◆ **DESCRIPTION OF THE TASK**:
Count how many lines hold the word "React" and give that number as the whole answer.

◆ **INFORMATION SHOWN**:
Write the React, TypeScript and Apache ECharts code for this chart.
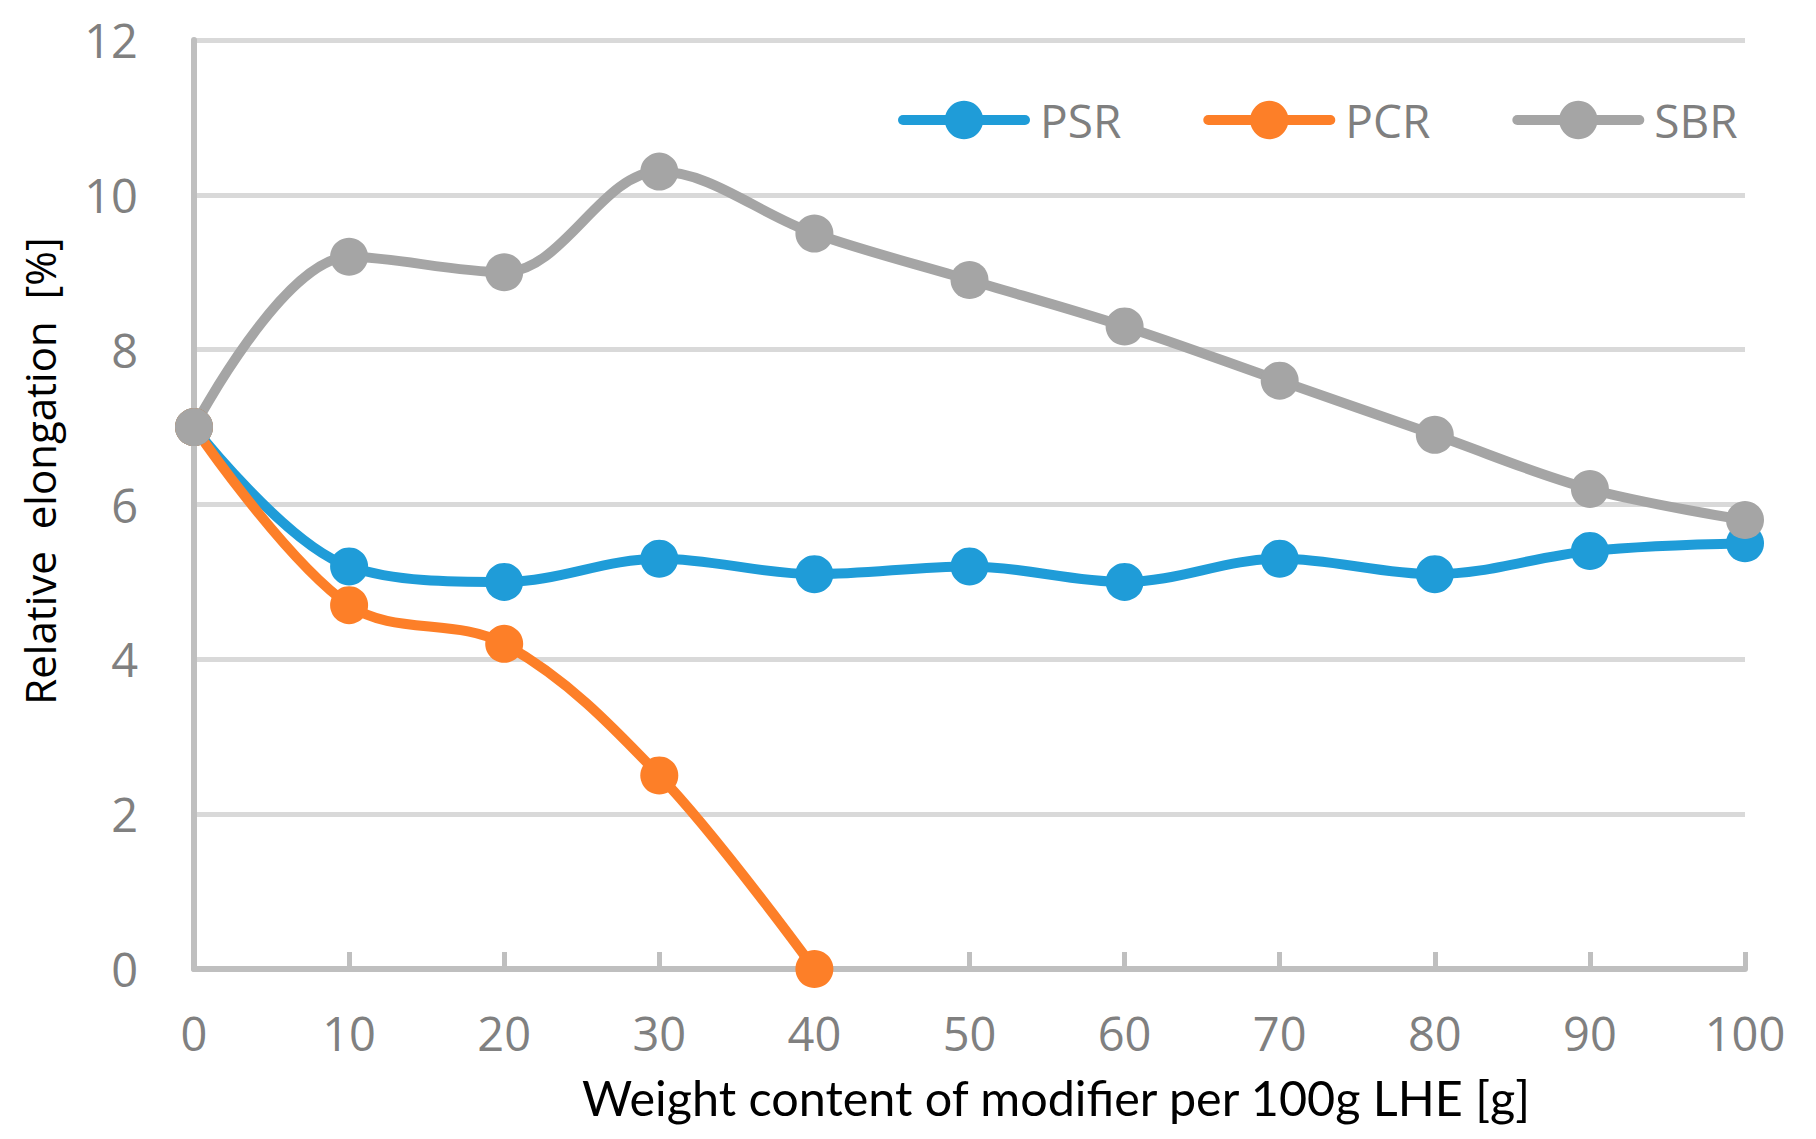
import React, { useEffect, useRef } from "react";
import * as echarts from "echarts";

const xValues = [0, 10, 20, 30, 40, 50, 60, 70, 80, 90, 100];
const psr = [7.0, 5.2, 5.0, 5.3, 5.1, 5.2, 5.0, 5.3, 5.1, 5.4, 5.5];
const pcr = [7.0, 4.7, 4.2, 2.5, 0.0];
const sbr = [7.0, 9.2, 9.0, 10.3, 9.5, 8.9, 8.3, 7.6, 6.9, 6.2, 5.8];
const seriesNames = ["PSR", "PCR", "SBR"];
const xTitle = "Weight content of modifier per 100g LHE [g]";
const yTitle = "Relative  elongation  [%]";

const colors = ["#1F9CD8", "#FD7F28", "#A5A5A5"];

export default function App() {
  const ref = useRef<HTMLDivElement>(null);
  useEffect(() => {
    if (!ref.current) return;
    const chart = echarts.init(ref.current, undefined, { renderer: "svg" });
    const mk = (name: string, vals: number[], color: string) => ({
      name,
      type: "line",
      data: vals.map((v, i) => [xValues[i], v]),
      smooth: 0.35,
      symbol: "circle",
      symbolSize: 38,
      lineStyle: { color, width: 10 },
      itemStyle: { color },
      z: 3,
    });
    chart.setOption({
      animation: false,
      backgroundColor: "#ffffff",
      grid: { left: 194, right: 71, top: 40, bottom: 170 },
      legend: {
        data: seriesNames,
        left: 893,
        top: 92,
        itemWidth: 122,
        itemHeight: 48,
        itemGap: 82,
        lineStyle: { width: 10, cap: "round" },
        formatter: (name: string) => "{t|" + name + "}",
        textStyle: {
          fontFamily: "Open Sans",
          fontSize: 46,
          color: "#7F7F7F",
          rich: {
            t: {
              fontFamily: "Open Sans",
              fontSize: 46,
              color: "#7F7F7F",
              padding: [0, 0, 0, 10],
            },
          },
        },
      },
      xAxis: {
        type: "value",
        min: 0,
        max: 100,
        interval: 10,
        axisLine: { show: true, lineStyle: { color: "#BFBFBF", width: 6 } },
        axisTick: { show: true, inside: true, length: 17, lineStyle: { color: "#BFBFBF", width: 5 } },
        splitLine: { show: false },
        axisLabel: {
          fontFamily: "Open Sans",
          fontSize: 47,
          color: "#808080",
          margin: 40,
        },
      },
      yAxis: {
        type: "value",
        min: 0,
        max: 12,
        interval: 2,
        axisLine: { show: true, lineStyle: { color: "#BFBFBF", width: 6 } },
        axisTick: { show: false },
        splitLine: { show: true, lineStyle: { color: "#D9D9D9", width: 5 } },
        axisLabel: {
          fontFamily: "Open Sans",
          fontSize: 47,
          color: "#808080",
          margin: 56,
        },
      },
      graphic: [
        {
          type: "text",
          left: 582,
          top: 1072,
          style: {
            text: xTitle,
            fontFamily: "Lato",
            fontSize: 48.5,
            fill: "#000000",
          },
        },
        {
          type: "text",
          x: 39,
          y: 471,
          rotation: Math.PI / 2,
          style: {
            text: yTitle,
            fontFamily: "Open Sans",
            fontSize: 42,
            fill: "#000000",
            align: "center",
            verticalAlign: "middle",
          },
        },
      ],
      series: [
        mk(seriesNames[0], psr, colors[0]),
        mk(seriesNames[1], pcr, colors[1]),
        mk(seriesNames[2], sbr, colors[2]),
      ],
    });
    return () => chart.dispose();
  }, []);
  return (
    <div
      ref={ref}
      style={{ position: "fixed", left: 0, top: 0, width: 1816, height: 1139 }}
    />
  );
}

◆ **WRITTEN REPLY**:
2